I froze, aghast, my hat dangling from my hand.

“Julie Ann Newman!” I said, nearly whispering with indignation.

Julie stopped me with her hand on my arm. I have never in my life seen kinder or more sparkly eyes than hers, and every time she gave me the silencing look I realized how much she knew that I would never know. The arc of that piglet through the air into the dog pen contained more comedy than I will ever see again in my life, but my heart still ached. She didn’t laugh, and I didn’t cry.

 

WHEN IT BECAME
completely impossible for me to live without a pet chicken, my dad took me out to Tinker Jones’s, where there was fowl of every variety. Going to Tink’s was good and bad: there were chicks and truly excellent things, and there was also our Driftwood trailer.

The Driftwood was a little teardrop-shaped camper my parents had for many years. It was perfectly compact and nicely appointed; it slept six comfortably. In all the camping pictures, before and after I was born, the Driftwood is sitting there sweetly. My mom made little curtains for it, and my dad, in his relentless quest for organization, had it packed in such a way that we could have survived a nuclear winter without going hungry or running out of propane. My parents sold it for god knows what reason, and they sold it to Tinker Jones, who parked it in a turnaround in his driveway and never moved it again. It sat there for years and years, and eventually a tree fell on it and Tink never moved the tree, either, so it came to resemble a piece of found sculpture. Going to the Jones’s was like visiting one’s children in a loveless and ill-run orphanage.

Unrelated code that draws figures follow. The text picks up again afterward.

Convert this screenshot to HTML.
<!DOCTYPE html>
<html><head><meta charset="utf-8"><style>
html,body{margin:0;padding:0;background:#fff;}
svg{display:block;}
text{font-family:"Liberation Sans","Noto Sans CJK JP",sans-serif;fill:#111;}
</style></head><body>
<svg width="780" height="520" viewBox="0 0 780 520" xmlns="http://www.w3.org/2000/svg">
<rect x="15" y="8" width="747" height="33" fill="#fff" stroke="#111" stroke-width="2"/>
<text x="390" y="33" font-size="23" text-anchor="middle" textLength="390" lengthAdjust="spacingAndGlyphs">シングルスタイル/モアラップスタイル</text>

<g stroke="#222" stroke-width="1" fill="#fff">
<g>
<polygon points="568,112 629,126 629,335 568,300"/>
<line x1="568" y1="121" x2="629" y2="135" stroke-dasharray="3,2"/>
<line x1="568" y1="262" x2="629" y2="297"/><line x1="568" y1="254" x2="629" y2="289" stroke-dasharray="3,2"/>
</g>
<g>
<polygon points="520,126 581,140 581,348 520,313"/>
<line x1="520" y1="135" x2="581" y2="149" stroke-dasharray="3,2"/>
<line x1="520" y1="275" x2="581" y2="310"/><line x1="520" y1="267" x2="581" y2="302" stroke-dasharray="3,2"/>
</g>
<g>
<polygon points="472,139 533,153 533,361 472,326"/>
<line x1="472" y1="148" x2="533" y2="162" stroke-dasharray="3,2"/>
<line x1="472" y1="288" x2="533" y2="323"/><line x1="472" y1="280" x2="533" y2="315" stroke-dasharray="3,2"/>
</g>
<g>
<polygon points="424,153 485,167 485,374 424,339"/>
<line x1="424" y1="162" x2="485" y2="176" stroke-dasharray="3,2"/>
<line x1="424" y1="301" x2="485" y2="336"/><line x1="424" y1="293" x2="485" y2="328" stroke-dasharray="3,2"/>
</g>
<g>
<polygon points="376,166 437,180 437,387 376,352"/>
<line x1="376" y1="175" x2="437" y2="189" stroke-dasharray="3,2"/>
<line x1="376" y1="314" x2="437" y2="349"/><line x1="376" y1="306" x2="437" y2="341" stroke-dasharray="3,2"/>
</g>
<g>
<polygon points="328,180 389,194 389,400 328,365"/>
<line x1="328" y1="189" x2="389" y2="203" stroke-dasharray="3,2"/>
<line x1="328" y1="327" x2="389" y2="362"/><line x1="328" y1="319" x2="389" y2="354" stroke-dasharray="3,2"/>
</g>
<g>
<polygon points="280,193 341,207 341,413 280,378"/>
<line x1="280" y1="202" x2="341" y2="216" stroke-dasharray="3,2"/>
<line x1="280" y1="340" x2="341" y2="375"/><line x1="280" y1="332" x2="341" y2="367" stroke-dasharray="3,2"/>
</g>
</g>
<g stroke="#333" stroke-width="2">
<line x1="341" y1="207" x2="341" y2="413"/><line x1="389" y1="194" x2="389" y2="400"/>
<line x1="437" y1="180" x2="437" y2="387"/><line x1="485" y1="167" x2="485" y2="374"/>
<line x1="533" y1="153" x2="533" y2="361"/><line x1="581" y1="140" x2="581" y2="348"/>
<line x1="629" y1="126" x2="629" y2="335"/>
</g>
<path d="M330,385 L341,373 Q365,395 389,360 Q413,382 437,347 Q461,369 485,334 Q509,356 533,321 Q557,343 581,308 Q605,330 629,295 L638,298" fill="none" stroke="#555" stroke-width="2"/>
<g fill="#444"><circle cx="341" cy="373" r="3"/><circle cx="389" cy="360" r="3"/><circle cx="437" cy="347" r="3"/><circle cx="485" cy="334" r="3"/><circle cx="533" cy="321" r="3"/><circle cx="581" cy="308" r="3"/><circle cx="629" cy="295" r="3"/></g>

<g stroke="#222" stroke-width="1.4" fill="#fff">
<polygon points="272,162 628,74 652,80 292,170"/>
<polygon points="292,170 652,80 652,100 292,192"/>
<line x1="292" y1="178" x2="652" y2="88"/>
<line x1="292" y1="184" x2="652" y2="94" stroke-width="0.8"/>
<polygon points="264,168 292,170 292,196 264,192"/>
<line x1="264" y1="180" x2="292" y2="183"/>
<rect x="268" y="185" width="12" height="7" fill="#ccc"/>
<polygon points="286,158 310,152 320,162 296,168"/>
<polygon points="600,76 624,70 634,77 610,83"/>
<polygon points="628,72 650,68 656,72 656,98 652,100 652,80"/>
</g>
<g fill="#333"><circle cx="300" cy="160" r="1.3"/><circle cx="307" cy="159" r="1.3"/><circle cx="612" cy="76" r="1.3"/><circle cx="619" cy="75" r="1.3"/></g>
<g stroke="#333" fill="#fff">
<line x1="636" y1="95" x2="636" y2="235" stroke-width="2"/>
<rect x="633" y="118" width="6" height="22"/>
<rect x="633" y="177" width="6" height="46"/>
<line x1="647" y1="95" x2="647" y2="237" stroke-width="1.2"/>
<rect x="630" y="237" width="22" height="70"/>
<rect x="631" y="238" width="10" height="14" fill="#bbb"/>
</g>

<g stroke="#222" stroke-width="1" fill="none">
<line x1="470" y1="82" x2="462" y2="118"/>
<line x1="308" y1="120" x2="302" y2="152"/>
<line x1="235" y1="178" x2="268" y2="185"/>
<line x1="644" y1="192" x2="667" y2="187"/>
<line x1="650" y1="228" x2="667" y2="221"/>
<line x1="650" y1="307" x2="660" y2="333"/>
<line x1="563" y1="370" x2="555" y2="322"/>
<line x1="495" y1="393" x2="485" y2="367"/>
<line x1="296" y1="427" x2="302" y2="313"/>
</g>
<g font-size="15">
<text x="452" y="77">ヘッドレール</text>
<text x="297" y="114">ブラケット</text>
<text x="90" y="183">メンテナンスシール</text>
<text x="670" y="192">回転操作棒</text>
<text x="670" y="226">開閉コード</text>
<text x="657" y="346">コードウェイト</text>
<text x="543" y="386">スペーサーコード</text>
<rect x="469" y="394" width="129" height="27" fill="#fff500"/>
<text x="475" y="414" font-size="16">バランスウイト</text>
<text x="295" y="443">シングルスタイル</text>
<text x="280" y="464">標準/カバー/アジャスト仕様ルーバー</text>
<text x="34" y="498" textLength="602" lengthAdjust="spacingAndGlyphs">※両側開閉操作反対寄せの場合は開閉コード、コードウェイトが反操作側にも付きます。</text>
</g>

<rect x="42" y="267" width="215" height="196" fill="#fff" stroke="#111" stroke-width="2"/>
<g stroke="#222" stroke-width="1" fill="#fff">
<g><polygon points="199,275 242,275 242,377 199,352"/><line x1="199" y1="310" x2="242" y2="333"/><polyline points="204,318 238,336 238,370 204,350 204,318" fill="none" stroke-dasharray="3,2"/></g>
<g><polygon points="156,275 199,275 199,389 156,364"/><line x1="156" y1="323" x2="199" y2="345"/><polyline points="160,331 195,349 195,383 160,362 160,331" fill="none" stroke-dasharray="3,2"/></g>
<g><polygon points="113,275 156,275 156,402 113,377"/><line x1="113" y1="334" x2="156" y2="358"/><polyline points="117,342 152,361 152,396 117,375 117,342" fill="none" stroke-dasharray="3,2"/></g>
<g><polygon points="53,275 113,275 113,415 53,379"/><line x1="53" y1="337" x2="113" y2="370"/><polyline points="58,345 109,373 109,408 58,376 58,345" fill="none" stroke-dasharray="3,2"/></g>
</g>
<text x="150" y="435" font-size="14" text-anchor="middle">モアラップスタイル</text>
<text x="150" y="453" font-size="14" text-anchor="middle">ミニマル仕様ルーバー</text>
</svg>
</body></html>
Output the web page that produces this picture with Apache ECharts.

I figure heaven will be a scratch-and-sniff sort of place, and one of my first requests will be the Driftwood in its prime, while it was filled with our life. And later I will ask for the smell of my dad’s truck, which was a combination of basic truck (nearly universal), plus his cologne (Old Spice), unfiltered Lucky Strikes, and when I was very lucky, leaded gasoline. If I could have gotten my nose close enough I would have inhaled leaded gasoline until I was retarded. The tendency seemed to run in my family; as a boy my uncle Crandall had an ongoing relationship with a gas can he kept in the barn. Later he married and divorced the same woman four times, sometimes marrying other women in between, including one whose name was, honestly, Squirrelly.